### What the task asks:
Give a verbatim copy of the lines below, minus the pictures.
** Start Data shown **
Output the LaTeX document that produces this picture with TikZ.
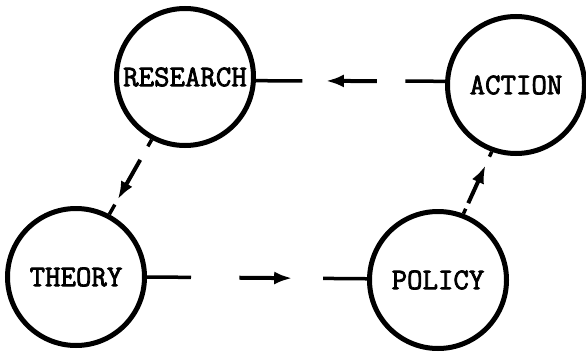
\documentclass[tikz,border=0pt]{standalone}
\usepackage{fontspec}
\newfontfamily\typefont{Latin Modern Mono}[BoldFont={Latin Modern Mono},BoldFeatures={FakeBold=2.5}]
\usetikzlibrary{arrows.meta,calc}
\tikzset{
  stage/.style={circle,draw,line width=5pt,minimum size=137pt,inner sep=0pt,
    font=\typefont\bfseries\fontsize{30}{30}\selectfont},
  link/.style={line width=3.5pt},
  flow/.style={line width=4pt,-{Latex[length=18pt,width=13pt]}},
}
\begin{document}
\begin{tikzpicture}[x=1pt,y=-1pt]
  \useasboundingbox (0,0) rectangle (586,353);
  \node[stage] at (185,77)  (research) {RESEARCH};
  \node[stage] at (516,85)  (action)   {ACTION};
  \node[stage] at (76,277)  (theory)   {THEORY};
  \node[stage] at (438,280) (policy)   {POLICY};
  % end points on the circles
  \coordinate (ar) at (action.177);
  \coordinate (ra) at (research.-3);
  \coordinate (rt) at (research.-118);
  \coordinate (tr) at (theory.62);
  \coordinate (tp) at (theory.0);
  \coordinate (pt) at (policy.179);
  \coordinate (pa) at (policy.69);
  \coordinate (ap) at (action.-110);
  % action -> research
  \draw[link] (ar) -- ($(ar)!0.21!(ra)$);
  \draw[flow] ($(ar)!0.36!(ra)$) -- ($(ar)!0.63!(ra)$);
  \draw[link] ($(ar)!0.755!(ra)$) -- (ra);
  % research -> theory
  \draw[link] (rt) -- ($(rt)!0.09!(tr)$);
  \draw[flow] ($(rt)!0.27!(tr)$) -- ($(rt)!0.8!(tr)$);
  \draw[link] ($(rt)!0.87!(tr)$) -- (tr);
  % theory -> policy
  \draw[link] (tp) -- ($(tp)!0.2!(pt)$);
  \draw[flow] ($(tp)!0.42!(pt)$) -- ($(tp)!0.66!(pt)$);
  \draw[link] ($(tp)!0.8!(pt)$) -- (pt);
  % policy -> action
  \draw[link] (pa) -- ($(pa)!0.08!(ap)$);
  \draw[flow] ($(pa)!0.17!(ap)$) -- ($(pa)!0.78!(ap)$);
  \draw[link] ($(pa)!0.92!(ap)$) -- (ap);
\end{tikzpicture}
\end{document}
** End Data shown **
### Written response:
Output the LaTeX document that produces this picture with TikZ.
\documentclass[tikz,border=0pt]{standalone}
\usepackage{fontspec}
\newfontfamily\typefont{Latin Modern Mono}[BoldFont={Latin Modern Mono},BoldFeatures={FakeBold=2.5}]
\usetikzlibrary{arrows.meta,calc}
\tikzset{
  stage/.style={circle,draw,line width=5pt,minimum size=137pt,inner sep=0pt,
    font=\typefont\bfseries\fontsize{30}{30}\selectfont},
  link/.style={line width=3.5pt},
  flow/.style={line width=4pt,-{Latex[length=18pt,width=13pt]}},
}
\begin{document}
\begin{tikzpicture}[x=1pt,y=-1pt]
  \useasboundingbox (0,0) rectangle (586,353);
  \node[stage] at (185,77)  (research) {RESEARCH};
  \node[stage] at (516,85)  (action)   {ACTION};
  \node[stage] at (76,277)  (theory)   {THEORY};
  \node[stage] at (438,280) (policy)   {POLICY};
  % end points on the circles
  \coordinate (ar) at (action.177);
  \coordinate (ra) at (research.-3);
  \coordinate (rt) at (research.-118);
  \coordinate (tr) at (theory.62);
  \coordinate (tp) at (theory.0);
  \coordinate (pt) at (policy.179);
  \coordinate (pa) at (policy.69);
  \coordinate (ap) at (action.-110);
  % action -> research
  \draw[link] (ar) -- ($(ar)!0.21!(ra)$);
  \draw[flow] ($(ar)!0.36!(ra)$) -- ($(ar)!0.63!(ra)$);
  \draw[link] ($(ar)!0.755!(ra)$) -- (ra);
  % research -> theory
  \draw[link] (rt) -- ($(rt)!0.09!(tr)$);
  \draw[flow] ($(rt)!0.27!(tr)$) -- ($(rt)!0.8!(tr)$);
  \draw[link] ($(rt)!0.87!(tr)$) -- (tr);
  % theory -> policy
  \draw[link] (tp) -- ($(tp)!0.2!(pt)$);
  \draw[flow] ($(tp)!0.42!(pt)$) -- ($(tp)!0.66!(pt)$);
  \draw[link] ($(tp)!0.8!(pt)$) -- (pt);
  % policy -> action
  \draw[link] (pa) -- ($(pa)!0.08!(ap)$);
  \draw[flow] ($(pa)!0.17!(ap)$) -- ($(pa)!0.78!(ap)$);
  \draw[link] ($(pa)!0.92!(ap)$) -- (ap);
\end{tikzpicture}
\end{document}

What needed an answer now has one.